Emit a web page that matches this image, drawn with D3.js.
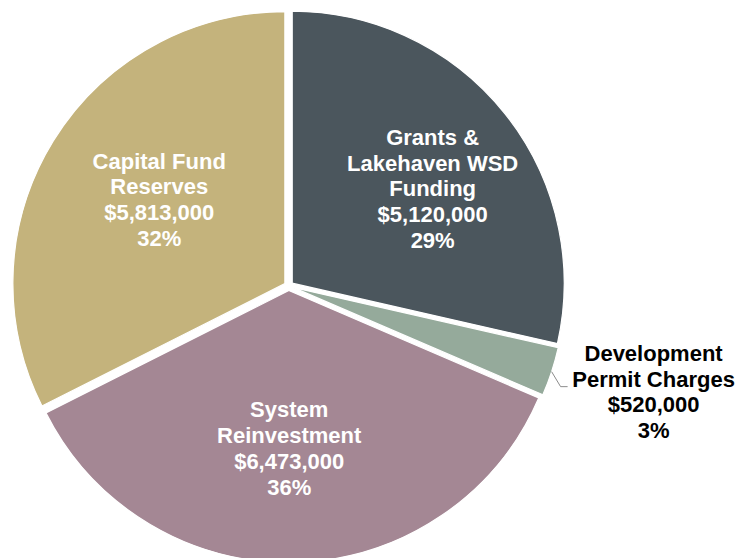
<!DOCTYPE html>
<html>
<head>
<meta charset="utf-8">
<script src="https://cdn.jsdelivr.net/npm/d3@7/dist/d3.min.js"></script>
<style>
  html, body { margin: 0; padding: 0; background: #ffffff; }
  svg { display: block; }
  text { font-family: "Liberation Sans", Arial, sans-serif; font-weight: bold; }
</style>
</head>
<body>
<svg id="chart" width="736" height="558"></svg>
<script>
// Funding sources (dollars), in clockwise order from 12 o'clock
const categories = ["Grants & Lakehaven WSD Funding", "Development Permit Charges", "System Reinvestment", "Capital Fund Reserves"];
const values = [5120000, 520000, 6473000, 5813000];
const labelLines = [
  ["Grants &", "Lakehaven WSD", "Funding", "$5,120,000", "29%"],
  ["Development", "Permit Charges", "$520,000", "3%"],
  ["System", "Reinvestment", "$6,473,000", "36%"],
  ["Capital Fund", "Reserves", "$5,813,000", "32%"]
];
const colors = ["#4b565d", "#95aa9b", "#a48794", "#c4b37c"];

const width = 736, height = 558;
const cx = 288.7, cy = 286, radius = 272, explode = 4.5;
const fontSize = 22, lineH = 25.8;

const svg = d3.select("#chart");
const g = svg.append("g").attr("transform", `translate(${cx},${cy})`);

const pie = d3.pie().sort(null).value(d => d.value);
const arcs = pie(categories.map((c, i) => ({ name: c, value: values[i], i })));

const arc = d3.arc().innerRadius(0).outerRadius(radius);
const labelArc = d3.arc().innerRadius(165).outerRadius(165);

const offsetOf = d => {
  const a = (d.startAngle + d.endAngle) / 2;
  return [Math.sin(a) * explode, -Math.cos(a) * explode];
};

// Slices, each pushed slightly outward from the centre
g.selectAll("path.slice")
  .data(arcs)
  .join("path")
  .attr("class", "slice")
  .attr("d", arc)
  .attr("fill", d => colors[d.data.i])
  .attr("stroke", "#ffffff")
  .attr("stroke-width", 1.2)
  .attr("transform", d => `translate(${offsetOf(d)})`);

// Multi-line label block, vertically centred on (x, y)
function drawLabel(x, y, lines, fill) {
  const capH = fontSize * 0.716;
  const y0 = y - (lines.length - 1) * lineH / 2 + capH / 2;
  const t = g.append("text")
    .attr("text-anchor", "middle")
    .attr("font-size", fontSize)
    .attr("fill", fill);
  lines.forEach((s, k) => {
    t.append("tspan").attr("x", x).attr("y", y0 + k * lineH).text(s);
  });
}

// Inside labels: centroid on a ring plus a small nudge
const nudges = [[15, 5.5], null, [-4.5, -3], [11, 0]];
arcs.forEach(d => {
  const i = d.data.i;
  if (!nudges[i]) return;
  const [lx, ly] = labelArc.centroid(d);
  drawLabel(lx + nudges[i][0], ly + nudges[i][1], labelLines[i], "#ffffff");
});

// Outside label for the small slice, with a leader line
const dev = arcs[1];
const mid = (dev.startAngle + dev.endAngle) / 2;
const [ox, oy] = offsetOf(dev);
const p0 = [Math.sin(mid) * radius + ox, -Math.cos(mid) * radius + oy];
const p1 = [p0[0] + 9, p0[1] + 15];
const p2 = [p1[0] + 7, p1[1]];
g.append("polyline")
  .attr("points", [p0, p1, p2].map(p => p.join(",")).join(" "))
  .attr("fill", "none")
  .attr("stroke", "#8c8c8c")
  .attr("stroke-width", 1);
drawLabel(p2[0] + 86, p2[1] + 5, labelLines[1], "#000000");
</script>
</body>
</html>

----

Goal:
Skip the images and write out the rest of the listing exactly.

Answer to the exercise:
Emit a web page that matches this image, drawn with D3.js.
<!DOCTYPE html>
<html>
<head>
<meta charset="utf-8">
<script src="https://cdn.jsdelivr.net/npm/d3@7/dist/d3.min.js"></script>
<style>
  html, body { margin: 0; padding: 0; background: #ffffff; }
  svg { display: block; }
  text { font-family: "Liberation Sans", Arial, sans-serif; font-weight: bold; }
</style>
</head>
<body>
<svg id="chart" width="736" height="558"></svg>
<script>
// Funding sources (dollars), in clockwise order from 12 o'clock
const categories = ["Grants & Lakehaven WSD Funding", "Development Permit Charges", "System Reinvestment", "Capital Fund Reserves"];
const values = [5120000, 520000, 6473000, 5813000];
const labelLines = [
  ["Grants &", "Lakehaven WSD", "Funding", "$5,120,000", "29%"],
  ["Development", "Permit Charges", "$520,000", "3%"],
  ["System", "Reinvestment", "$6,473,000", "36%"],
  ["Capital Fund", "Reserves", "$5,813,000", "32%"]
];
const colors = ["#4b565d", "#95aa9b", "#a48794", "#c4b37c"];

const width = 736, height = 558;
const cx = 288.7, cy = 286, radius = 272, explode = 4.5;
const fontSize = 22, lineH = 25.8;

const svg = d3.select("#chart");
const g = svg.append("g").attr("transform", `translate(${cx},${cy})`);

const pie = d3.pie().sort(null).value(d => d.value);
const arcs = pie(categories.map((c, i) => ({ name: c, value: values[i], i })));

const arc = d3.arc().innerRadius(0).outerRadius(radius);
const labelArc = d3.arc().innerRadius(165).outerRadius(165);

const offsetOf = d => {
  const a = (d.startAngle + d.endAngle) / 2;
  return [Math.sin(a) * explode, -Math.cos(a) * explode];
};

// Slices, each pushed slightly outward from the centre
g.selectAll("path.slice")
  .data(arcs)
  .join("path")
  .attr("class", "slice")
  .attr("d", arc)
  .attr("fill", d => colors[d.data.i])
  .attr("stroke", "#ffffff")
  .attr("stroke-width", 1.2)
  .attr("transform", d => `translate(${offsetOf(d)})`);

// Multi-line label block, vertically centred on (x, y)
function drawLabel(x, y, lines, fill) {
  const capH = fontSize * 0.716;
  const y0 = y - (lines.length - 1) * lineH / 2 + capH / 2;
  const t = g.append("text")
    .attr("text-anchor", "middle")
    .attr("font-size", fontSize)
    .attr("fill", fill);
  lines.forEach((s, k) => {
    t.append("tspan").attr("x", x).attr("y", y0 + k * lineH).text(s);
  });
}

// Inside labels: centroid on a ring plus a small nudge
const nudges = [[15, 5.5], null, [-4.5, -3], [11, 0]];
arcs.forEach(d => {
  const i = d.data.i;
  if (!nudges[i]) return;
  const [lx, ly] = labelArc.centroid(d);
  drawLabel(lx + nudges[i][0], ly + nudges[i][1], labelLines[i], "#ffffff");
});

// Outside label for the small slice, with a leader line
const dev = arcs[1];
const mid = (dev.startAngle + dev.endAngle) / 2;
const [ox, oy] = offsetOf(dev);
const p0 = [Math.sin(mid) * radius + ox, -Math.cos(mid) * radius + oy];
const p1 = [p0[0] + 9, p0[1] + 15];
const p2 = [p1[0] + 7, p1[1]];
g.append("polyline")
  .attr("points", [p0, p1, p2].map(p => p.join(",")).join(" "))
  .attr("fill", "none")
  .attr("stroke", "#8c8c8c")
  .attr("stroke-width", 1);
drawLabel(p2[0] + 86, p2[1] + 5, labelLines[1], "#000000");
</script>
</body>
</html>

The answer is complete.